The Company has been advised by Orion Fund JV Limited (“Orion”) that Orion intends to subscribe for and purchase an additional 4,071,504 Common Shares on a private placement basis at a price per Common Share of US$0.15, pursuant to the exercise of pre-emptive rights which entitle it to maintain its pro rata interest (10.9%) in the Company in certain circumstances. Following the closing of the private placement with Orion, the percentage of outstanding Common Shares held by ANT, its wholly-owned subsidiaries and Mr. Taçyildiz will decrease to 46.1%.

Aldridge intends to use the net proceeds of the Private Placement and the sale of Common Shares to Orion to fund the completion of the Yenipazar polymetallic VMS project (the “Yenipazar Project”) land acquisition process, progress project development and for general corporate purposes.

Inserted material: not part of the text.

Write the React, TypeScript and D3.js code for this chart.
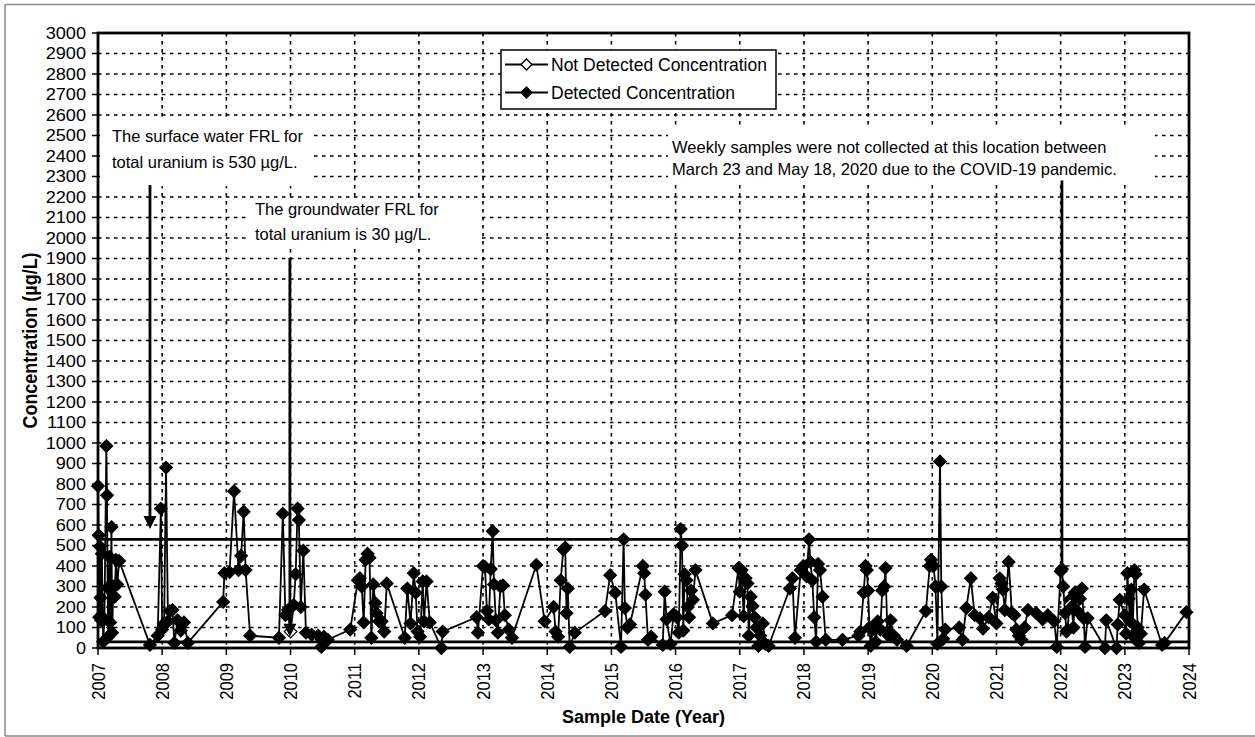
import React, { useEffect, useRef } from 'react';
import * as d3 from 'd3';

const WIDTH = 1255;
const HEIGHT = 737;
const FONT = '"Liberation Sans", Arial, sans-serif';

// [decimal year, concentration µg/L]
const detected2007 = [
  [2007.0, 790], [2007.01, 550], [2007.02, 150], [2007.03, 495], [2007.04, 245], [2007.05, 135],
  [2007.06, 460], [2007.08, 30], [2007.1, 140], [2007.13, 985], [2007.14, 745], [2007.15, 295],
  [2007.16, 55], [2007.18, 445], [2007.19, 125], [2007.21, 590], [2007.22, 75], [2007.24, 300],
  [2007.26, 250], [2007.28, 430], [2007.3, 310], [2007.33, 425], [2007.81, 15],
];
const detected2008 = [
  [2007.93, 60], [2007.98, 680], [2008.0, 90], [2008.03, 120], [2008.06, 880], [2008.09, 130],
  [2008.12, 180], [2008.16, 185], [2008.19, 25], [2008.24, 135], [2008.29, 85], [2008.34, 125],
  [2008.4, 25],
];
const detected2009 = [
  [2008.95, 225], [2008.97, 365], [2009.05, 370], [2009.12, 765], [2009.19, 380], [2009.23, 450],
  [2009.27, 665], [2009.3, 380], [2009.37, 60], [2009.82, 50],
];
const detected2010 = [
  [2009.88, 655], [2009.92, 160], [2009.96, 185], [2010.05, 210], [2010.08, 360], [2010.11, 680],
  [2010.13, 625], [2010.16, 200], [2010.2, 475], [2010.24, 75], [2010.33, 65], [2010.43, 60],
  [2010.48, 5], [2010.52, 55], [2010.58, 40], [2010.93, 90],
];
const detected2011 = [
  [2011.05, 330], [2011.08, 340], [2011.11, 300], [2011.14, 125], [2011.17, 430], [2011.2, 460],
  [2011.23, 440], [2011.26, 50], [2011.29, 310], [2011.32, 220], [2011.34, 170], [2011.38, 130],
  [2011.42, 130], [2011.46, 80], [2011.5, 315], [2011.78, 50], [2011.82, 290], [2011.87, 120],
  [2011.92, 365], [2011.95, 270], [2011.98, 80],
];
const detected2012 = [
  [2012.02, 55], [2012.06, 325], [2012.08, 130], [2012.12, 325], [2012.17, 125], [2012.35, 0],
  [2012.37, 80], [2012.9, 150], [2012.92, 75],
];
const detected2013 = [
  [2013.0, 400], [2013.03, 395], [2013.06, 180], [2013.09, 140], [2013.12, 385], [2013.15, 570],
  [2013.17, 310], [2013.2, 135], [2013.23, 75], [2013.27, 300], [2013.31, 305], [2013.34, 160],
  [2013.4, 90], [2013.45, 50], [2013.83, 405], [2013.96, 130],
];
const detected2014 = [
  [2014.1, 200], [2014.13, 80], [2014.17, 55], [2014.21, 330], [2014.25, 480], [2014.28, 490],
  [2014.3, 170], [2014.32, 290], [2014.35, 5], [2014.43, 75], [2014.9, 180], [2014.98, 355],
];
const detected2015 = [
  [2015.06, 270], [2015.15, 5], [2015.19, 530], [2015.21, 195], [2015.25, 100], [2015.29, 115],
  [2015.49, 400], [2015.51, 365], [2015.53, 260], [2015.57, 40], [2015.62, 55], [2015.8, 15],
  [2015.83, 275], [2015.86, 140], [2015.92, 20], [2015.97, 165],
];
const detected2016 = [
  [2016.02, 150], [2016.05, 75], [2016.08, 580], [2016.1, 500], [2016.12, 85], [2016.14, 360],
  [2016.17, 330], [2016.19, 200], [2016.21, 150], [2016.24, 280], [2016.27, 235], [2016.31, 380],
  [2016.58, 120], [2016.88, 160], [2016.98, 390],
];
const detected2017 = [
  [2017.0, 275], [2017.03, 380], [2017.06, 155], [2017.09, 340], [2017.12, 315], [2017.14, 60],
  [2017.17, 250], [2017.2, 205], [2017.23, 150], [2017.26, 100], [2017.29, 10], [2017.32, 60],
  [2017.36, 120], [2017.4, 20], [2017.45, 10], [2017.78, 290], [2017.82, 340], [2017.86, 50],
  [2017.95, 380], [2017.99, 400],
];
const detected2018 = [
  [2018.04, 350], [2018.08, 530], [2018.1, 420], [2018.13, 330], [2018.16, 150], [2018.19, 30],
  [2018.22, 410], [2018.25, 380], [2018.29, 250], [2018.34, 40], [2018.6, 40], [2018.85, 60],
  [2018.88, 80], [2018.93, 270], [2018.96, 400], [2018.98, 380],
];
const detected2019 = [
  [2019.0, 280], [2019.02, 100], [2019.04, 10], [2019.07, 90], [2019.1, 110], [2019.12, 30],
  [2019.15, 130], [2019.19, 90], [2019.22, 280], [2019.25, 300], [2019.27, 390], [2019.3, 80],
  [2019.32, 60], [2019.35, 135], [2019.4, 60], [2019.45, 40], [2019.6, 10], [2019.9, 180],
  [2019.96, 400], [2019.98, 430],
];
const detected2020 = [
  [2020.02, 400], [2020.05, 300], [2020.08, 20], [2020.12, 910], [2020.14, 300], [2020.17, 45],
  [2020.2, 90], [2020.42, 100], [2020.47, 40], [2020.53, 195], [2020.6, 340], [2020.66, 160],
  [2020.74, 145], [2020.79, 95], [2020.88, 150], [2020.94, 245],
];
const detected2021 = [
  [2021.0, 120], [2021.05, 340], [2021.08, 315], [2021.1, 285], [2021.13, 185], [2021.19, 420],
  [2021.24, 170], [2021.28, 160], [2021.31, 90], [2021.35, 60], [2021.39, 40], [2021.44, 100],
  [2021.49, 185], [2021.62, 170], [2021.72, 140], [2021.8, 160], [2021.9, 130], [2021.94, 5],
];
const detected2022 = [
  [2022.0, 375], [2022.02, 385], [2022.04, 300], [2022.07, 170], [2022.09, 80], [2022.11, 90],
  [2022.14, 235], [2022.17, 200], [2022.2, 100], [2022.22, 270], [2022.26, 180], [2022.3, 240],
  [2022.33, 290], [2022.36, 145], [2022.38, 5], [2022.42, 145], [2022.69, 0], [2022.71, 135],
  [2022.87, 0], [2022.89, 115], [2022.92, 235],
];
const detected2023 = [
  [2023.0, 160], [2023.02, 70], [2023.04, 365], [2023.06, 240], [2023.08, 130], [2023.1, 285],
  [2023.12, 60], [2023.15, 380], [2023.17, 360], [2023.2, 100], [2023.22, 25], [2023.25, 70],
  [2023.3, 285], [2023.58, 15], [2023.62, 25], [2023.96, 175],
];
const notDetected = [[2010.0, 80], [2022.15, 210]];

const yearTicks = [2007, 2008, 2009, 2010, 2011, 2012, 2013, 2014, 2015, 2016, 2017, 2018, 2019, 2020, 2021, 2022, 2023, 2024];
const concTicks = [0, 100, 200, 300, 400, 500, 600, 700, 800, 900, 1000, 1100, 1200, 1300, 1400, 1500,
  1600, 1700, 1800, 1900, 2000, 2100, 2200, 2300, 2400, 2500, 2600, 2700, 2800, 2900, 3000];

const surfaceFRL = 530;
const groundFRL = 30;

const diamond = (r) => `M0,${-r}L${r},0L0,${r}L${-r},0Z`;

const Chart = () => {
  const chartRef = useRef<SVGSVGElement>(null);

  useEffect(() => {
    const svg = d3.select(chartRef.current);
    svg.selectAll('*').remove();

    const x = d3.scaleLinear().domain([2007, 2024]).range([98, 1189]);
    const y = d3.scaleLinear().domain([0, 3000]).range([648, 33]);
    const [x0, x1] = x.range();
    const [yb, yt] = y.range();

    // outer border of the figure
    const border = svg.append('g').attr('stroke', '#8a8a8a').attr('stroke-width', 1.5);
    border.append('line').attr('x1', 5).attr('x2', WIDTH).attr('y1', 4.5).attr('y2', 4.5);
    border.append('line').attr('x1', 5).attr('x2', 5).attr('y1', 4.5).attr('y2', 736);
    border.append('line').attr('x1', 5).attr('x2', WIDTH).attr('y1', 736).attr('y2', 736);

    // dotted gridlines
    const grid = svg.append('g').attr('stroke', '#000').attr('stroke-width', 1.6)
      .attr('stroke-dasharray', '3.5,4.5');
    grid.selectAll('.h').data(concTicks.slice(1, -1)).join('line')
      .attr('x1', x0).attr('x2', x1).attr('y1', d => y(d)).attr('y2', d => y(d));
    grid.selectAll('.v').data(yearTicks.slice(1, -1)).join('line')
      .attr('y1', yt).attr('y2', yb).attr('x1', d => x(d)).attr('x2', d => x(d));

    // white boxes behind annotations
    const boxes = [[100, 120, 214, 66], [248, 198, 230, 50], [668, 128, 487, 56]];
    svg.append('g').selectAll('rect').data(boxes).join('rect')
      .attr('x', d => d[0]).attr('y', d => d[1]).attr('width', d => d[2]).attr('height', d => d[3])
      .attr('fill', '#fff');

    // FRL lines
    svg.append('g').attr('stroke', '#000').attr('stroke-width', 2.6)
      .selectAll('line').data([surfaceFRL, groundFRL]).join('line')
      .attr('x1', x0).attr('x2', x1).attr('y1', d => y(d)).attr('y2', d => y(d));

    // data series
    const detected = [
      ...detected2007, ...detected2008, ...detected2009, ...detected2010, ...detected2011,
      ...detected2012, ...detected2013, ...detected2014, ...detected2015, ...detected2016,
      ...detected2017, ...detected2018, ...detected2019, ...detected2020, ...detected2021,
      ...detected2022, ...detected2023,
    ].map(d => ({ t: d[0], v: d[1], nd: false }));
    const nd = notDetected.map(d => ({ t: d[0], v: d[1], nd: true }));
    const all = [...detected, ...nd].sort((a, b) => a.t - b.t);

    const line = d3.line<any>().x(d => x(d.t)).y(d => y(d.v));
    svg.append('path').datum(all).attr('d', line)
      .attr('fill', 'none').attr('stroke', '#000').attr('stroke-width', 1.8)
      .attr('stroke-linejoin', 'round');

    svg.append('g').selectAll('path').data(all).join('path')
      .attr('d', diamond(6.3))
      .attr('transform', d => `translate(${x(d.t)},${y(d.v)})`)
      .attr('fill', d => (d.nd ? '#fff' : '#000'))
      .attr('stroke', '#000').attr('stroke-width', 1.2);

    // annotations with arrows
    const arrows = [
      { t: 2007.81, from: 2258, to: 580, head: true },
      { t: 2009.99, from: 1902, to: 55, head: true },
      { t: 2022.02, from: 2280, to: 380, head: false },
    ];
    const ag = svg.append('g');
    arrows.forEach(a => {
      const ax = x(a.t);
      const tip = y(a.to);
      ag.append('line').attr('x1', ax).attr('x2', ax).attr('y1', y(a.from))
        .attr('y2', a.head ? tip - 10 : tip)
        .attr('stroke', '#000').attr('stroke-width', 2.8);
      if (a.head) {
        ag.append('path').attr('d', `M${ax - 6.5},${tip - 13}L${ax + 6.5},${tip - 13}L${ax},${tip}Z`)
          .attr('fill', '#000');
      }
    });

    const notes = [
      { x: 112, y: 142, lines: ['The surface water FRL for', 'total uranium is 530 µg/L.'], gap: 26 },
      { x: 255, y: 215, lines: ['The groundwater FRL for', 'total uranium is 30 µg/L.'], gap: 25 },
      {
        x: 672, y: 153,
        lines: ['Weekly samples were not collected at this location between',
          'March 23 and May 18, 2020 due to the COVID-19 pandemic.'],
        gap: 22,
      },
    ];
    notes.forEach(n => {
      n.lines.forEach((l, i) => {
        svg.append('text').attr('x', n.x).attr('y', n.y + i * n.gap)
          .attr('font-family', FONT).attr('font-size', 16.5).attr('fill', '#000').text(l);
      });
    });

    // legend
    const lg = svg.append('g');
    lg.append('rect').attr('x', 501).attr('y', 50).attr('width', 275).attr('height', 59)
      .attr('fill', '#fff').attr('stroke', '#000').attr('stroke-width', 1.5);
    const items = [
      { label: 'Not Detected Concentration', fill: '#fff', cy: 64.5 },
      { label: 'Detected Concentration', fill: '#000', cy: 92.5 },
    ];
    items.forEach(it => {
      lg.append('line').attr('x1', 505).attr('x2', 548).attr('y1', it.cy).attr('y2', it.cy)
        .attr('stroke', '#000').attr('stroke-width', 1.8);
      lg.append('path').attr('d', diamond(5.5)).attr('transform', `translate(526.5,${it.cy})`)
        .attr('fill', it.fill).attr('stroke', '#000').attr('stroke-width', 1.3);
      lg.append('text').attr('x', 551).attr('y', it.cy + 6.2).attr('font-family', FONT)
        .attr('font-size', 17.5).attr('fill', '#000').text(it.label);
    });

    // plot frame
    svg.append('rect').attr('x', x0).attr('y', yt).attr('width', x1 - x0).attr('height', yb - yt)
      .attr('fill', 'none').attr('stroke', '#000').attr('stroke-width', 2.8);

    // y axis ticks and labels
    const yAxis = svg.append('g');
    yAxis.selectAll('line').data(concTicks).join('line')
      .attr('x1', x0 - 6).attr('x2', x0).attr('y1', d => y(d)).attr('y2', d => y(d))
      .attr('stroke', '#000').attr('stroke-width', 1.5);
    yAxis.selectAll('text').data(concTicks).join('text')
      .attr('transform', d => `translate(86,${y(d)}) scale(1.1,1)`).attr('dy', '0.36em')
      .attr('text-anchor', 'end').attr('font-family', FONT).attr('font-size', 16.5)
      .text(d => d);

    // x axis ticks and labels
    const xAxis = svg.append('g');
    xAxis.selectAll('line').data(yearTicks).join('line')
      .attr('x1', d => x(d)).attr('x2', d => x(d)).attr('y1', yb).attr('y2', yb + 7)
      .attr('stroke', '#000').attr('stroke-width', 1.5);
    xAxis.selectAll('text').data(yearTicks).join('text')
      .attr('transform', d => `translate(${x(d)},663) rotate(-90) scale(1,1.1)`)
      .attr('dy', '0.36em').attr('text-anchor', 'end')
      .attr('font-family', FONT).attr('font-size', 16.5).text(d => d);

    // axis titles
    svg.append('text').attr('x', (x0 + x1) / 2).attr('y', 723).attr('text-anchor', 'middle')
      .attr('font-family', FONT).attr('font-size', 18).attr('font-weight', 'bold')
      .text('Sample Date (Year)');
    svg.append('text').attr('transform', `translate(37,${(yt + yb) / 2}) rotate(-90) scale(1,1.1)`)
      .attr('text-anchor', 'middle').attr('font-family', FONT).attr('font-size', 18)
      .attr('font-weight', 'bold').text('Concentration (µg/L)');
  }, []);

  return (
    <svg ref={chartRef} width={WIDTH} height={HEIGHT}
      style={{ position: 'absolute', left: 0, top: 0, background: '#fff' }}></svg>
  );
};

export default function App() {
  return <Chart />;
}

The Private Placement and any issue of Common Shares to Orion are “related party transactions” for the purposes of TSX Venture Exchange (the “TSXV”) Policy 5.9 (“Policy 5.9”). In connection with the Private Placement, the Board of Directors of the Company (other than those directors who are not independent for purposes of applicable securities laws, including Mr. Taçyildiz) reviewed and approved the terms of the Private Placement, after careful consideration of those terms, the Company’s financial position and liquidity requirements, alternative sources of capital reasonably available to the Company, the opportunities afforded by the Private Placement, and other relevant factors. The Company is relying upon the financial hardship exemption from the minority shareholder approval and formal valuation requirements of Policy 5.9.

The securities issued under the Private Placement and to Orion, respectively, are subject to a statutory hold period expiring four months and one day after the relevant private placement closes. In connection with the Private Placement, the Company will pay an aggregate financial advisory fee of US$150,000 to Scotiabank and Sprott Capital Partners.

This news release does not constitute an offer to sell or a solicitation of an offer to buy any of the securities in the United States. The securities have not been and will not be registered under the United States Securities Act of 1933, as amended (the “U.S. Securities Act”) or any state securities laws and may not be offered or sold within the United States or to U.S. Persons unless registered under the U.S. Securities Act and applicable state securities laws or an exemption from such registration is available.

About Aldridge

Aldridge is a development-stage mining company focused on its wholly owned and permitted Yenipazar polymetallic VMS Project (Gold, Silver, Copper, Lead, Zinc) in Turkey. Aldridge completed the Yenipazar Optimization Study and filed the related NI 43-101 compliant technical report in May 2014, which updated the original May 2013 Feasibility Study. The Optimization Study demonstrated that the Yenipazar Project is highly robust with an after-tax NPV of US$330 million at a 7% discount rate and an after-tax IRR of approximately 32%. The Company is currently advancing the Yenipazar Project on key aspects including land acquisition and financing.